Data driven generation of Purkinje cell spike train correlations to study input output relations in deep cerebellar nuclei neurons

Cerebellar output generation in the deep cerebellar nuclei (DCN) presents a fundamental but poorly understood component of cerebellar function. Experimental data obtained in vitro and in anesthetized animals as well as modeling studies have shown that correlations between Purkinje cell inputs are important in determining the spike rate and spike pattern of DCN output. How a DCN neuron process the synaptic inputs from hundreds of presynaptic Purkinje cells in an awake behaving animal, and the importance of the correlation structure between those inputs, remain unknown, however. We aim to quantitatively assess the correlation structure of Purkinje cells from data recorded in awake mice, and to determine how such correlations interact with the intrinsic DCN physiological properties.

It is experimentally impossible to record all the inputs that are reaching a single DCN neuron in an awake animal. Therefore methods need to be developed that can extrapolate the correlations found in a small number of simultaneous recordings to an ensemble of several hundred artificial spike trains with the same correlation structure. Several analytical methods have been developed to generate sets of spike trains with specific correlations in spike times as well as spike rates [1–4]. On the other hand, experimental evidence from Purkinje cell recordings in anesthetized animals point to specific correlation features such as shared pauses [5], synchronous single spikes [6], and synchronous climbing fiber bursts [7]. We will analyze the spike train data obtained from multi-electrode recordings in awake behaving mice to determine the presence of correlation features as well as spike rate correlations.

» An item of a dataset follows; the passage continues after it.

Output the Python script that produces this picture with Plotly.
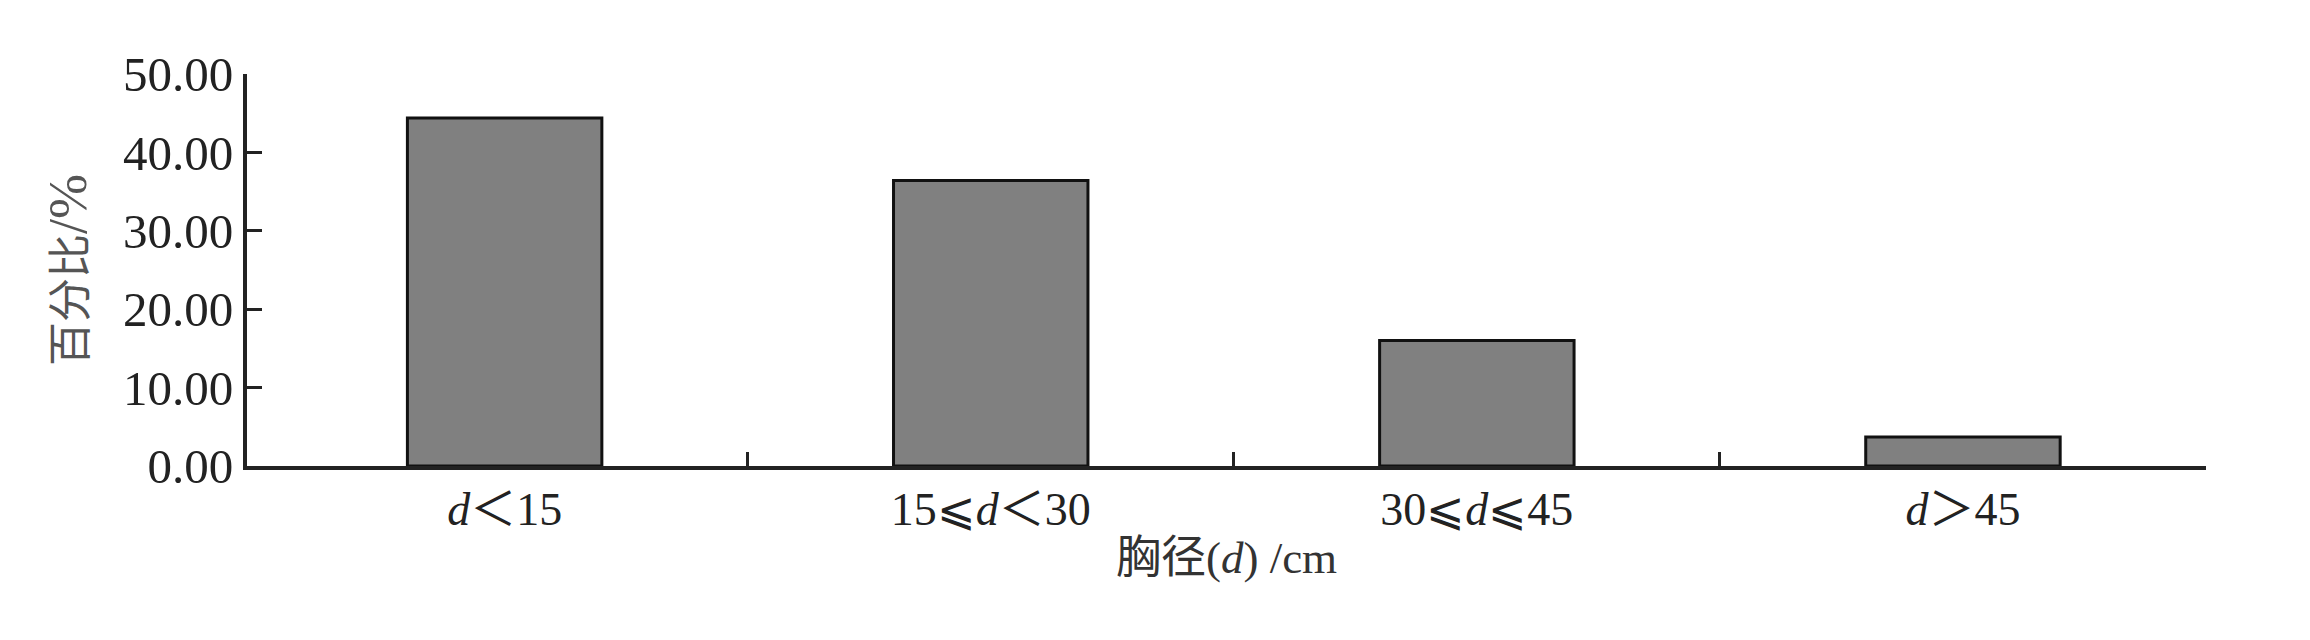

We will derive artificial spike trains using a method based on previous algorithms [1–4]. We will also introduce feature based specific correlations in our constructed artificial spike trains present in our recordings. We will optimize this process so that artificial spike trains show the same inter-spike interval statistics, rate correlations, and feature based correlations seen in recorded spike trains. These data will allow us to drive a multicompartmental DCN model neuron to study synaptic integration in the awake condition. Because large sets of correlated spike trains are required for all single neuron model explorations of signal processing in awake animals we expect that the generation of realistic input correlations will become an important topic as the field of simulating neural properties in vitro matures to simulating the awake condition.